Value investing is easily one of the most popular ways to find great stocks in any market environment. After all, who wouldn’t want to find stocks that are either flying under the radar and are compelling buys, or offer up tantalizing discounts when compared to fair value?
One way to find these companies is by looking at several key metrics and financial ratios, many of which are crucial in the value stock selection process. Let’s put Universal Health Services, Inc. (UHS - Free Report) stock into this equation and find out if it is a good choice for value-oriented investors right now, or if investors subscribing to this methodology should look elsewhere for top picks:
A key metric that value investors always look at is the Price to Earnings Ratio, or PE for short. This shows us how much investors are willing to pay for each dollar of earnings in a given stock, and is easily one of the most popular financial ratios in the world. The best use of the PE ratio is to compare the stock’s current PE ratio with: a) where this ratio has been in the past; b) how it compares to the average for the industry/sector; and c) how it compares to the market as a whole.

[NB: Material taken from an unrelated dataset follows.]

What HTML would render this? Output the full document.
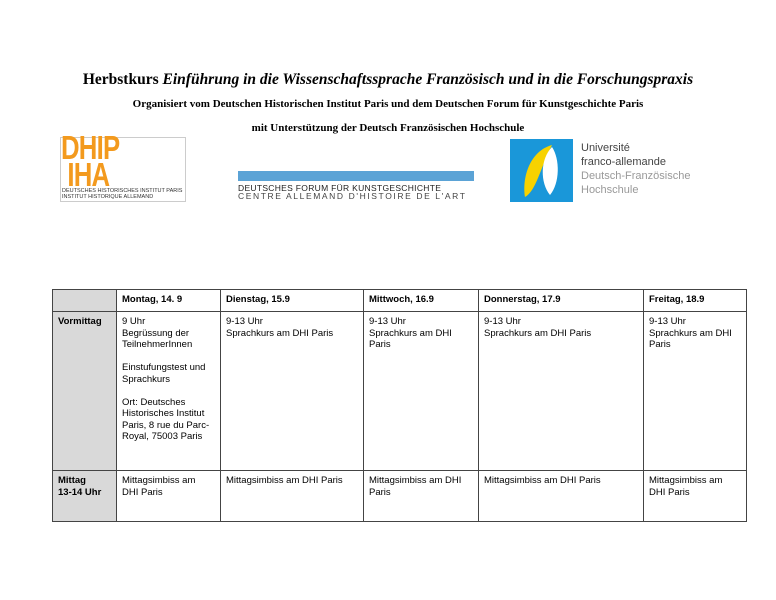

On this front, Universal Health has a trailing twelve months PE ratio of 13.9, as you can see in the chart below:
This level actually compares pretty favorably with the market at large, as the PE for the S&P 500 stands at about 17.7. If we focus on the long-term PE trend, Universal Health’s current PE level puts it below its midpoint over the past five years.
Further, the stock’s PE also compares favorably with the Zacks Medical sector’s trailing twelve months PE ratio, which stands at 20.1. At the very least, this indicates that the stock is relatively undervalued right now, compared to its peers.
Another key metric to note is the Price/Sales ratio. This approach compares a given stock’s price to its total sales, where a lower reading is generally considered better. Some people like this metric more than other value-focused ones because it looks at sales, something that is far harder to manipulate with accounting tricks than earnings.
Right now, Universal Health has a P/S ratio of about 1.1. This is lower than the S&P 500 average, which comes in at 3.0x right now. This is well below the highs for this stock in particular over the past few years.
If anything, UHS is in the lower end of its range in the time period from a P/S metric, suggesting some level of undervalued trading—at least compared to historical norms.
Broad Value Outlook
In aggregate, Universal Health currently has a Value Score of A, putting it into the top 20% of all stocks we cover from this look. This makes Universal Health a solid choice for value investors.
What About the Stock Overall?
Though Universal Health might be a good choice for value investors, there are plenty of other factors to consider before investing in this name. In particular, it is worth noting that the company has a Growth Score of B and a Momentum Score of D. This gives UHS a Zacks VGM score — or its overarching fundamental grade — of A. (You can read more about the Zacks Style Scores here >>)
Meanwhile, the company’s recent earnings estimates have been downbeat. The current quarter has seen two estimates go higher in the past sixty days compared to three downward revisions, while the full year estimate has seen four up and four down in the same time period.
This has had a dismal impact on the consensus estimate though as the current quarter consensus estimate has dropped by 1.1% in the past two months, while the full year estimate has inched lower by 0.2%. You can see the consensus estimate trend and recent price action for the stock in the chart below:
Universal Health Services, Inc. Price and Consensus
Despite the bearish analyst sentiments, the stock has a Zacks Rank #3 (Hold) and we are looking for in-line performance from the company in the near term
Universal Health is an inspired choice for value investors, as it is hard to beat its incredible lineup of statistics on this front. Further, a strong industry rank (among Top 40% of more than 250 industries) instills our confidence. Moreover, over the past two years, the Medical-Hospital industry has narrowly outperformed the broader market, as you can see below:
However, with a Zacks Rank of 3 it is hard to get too excited for the company overall. So, value investors might want to wait for estimates and analyst sentiment to turn around in this name first, but once that happens, this stock could be a compelling pick.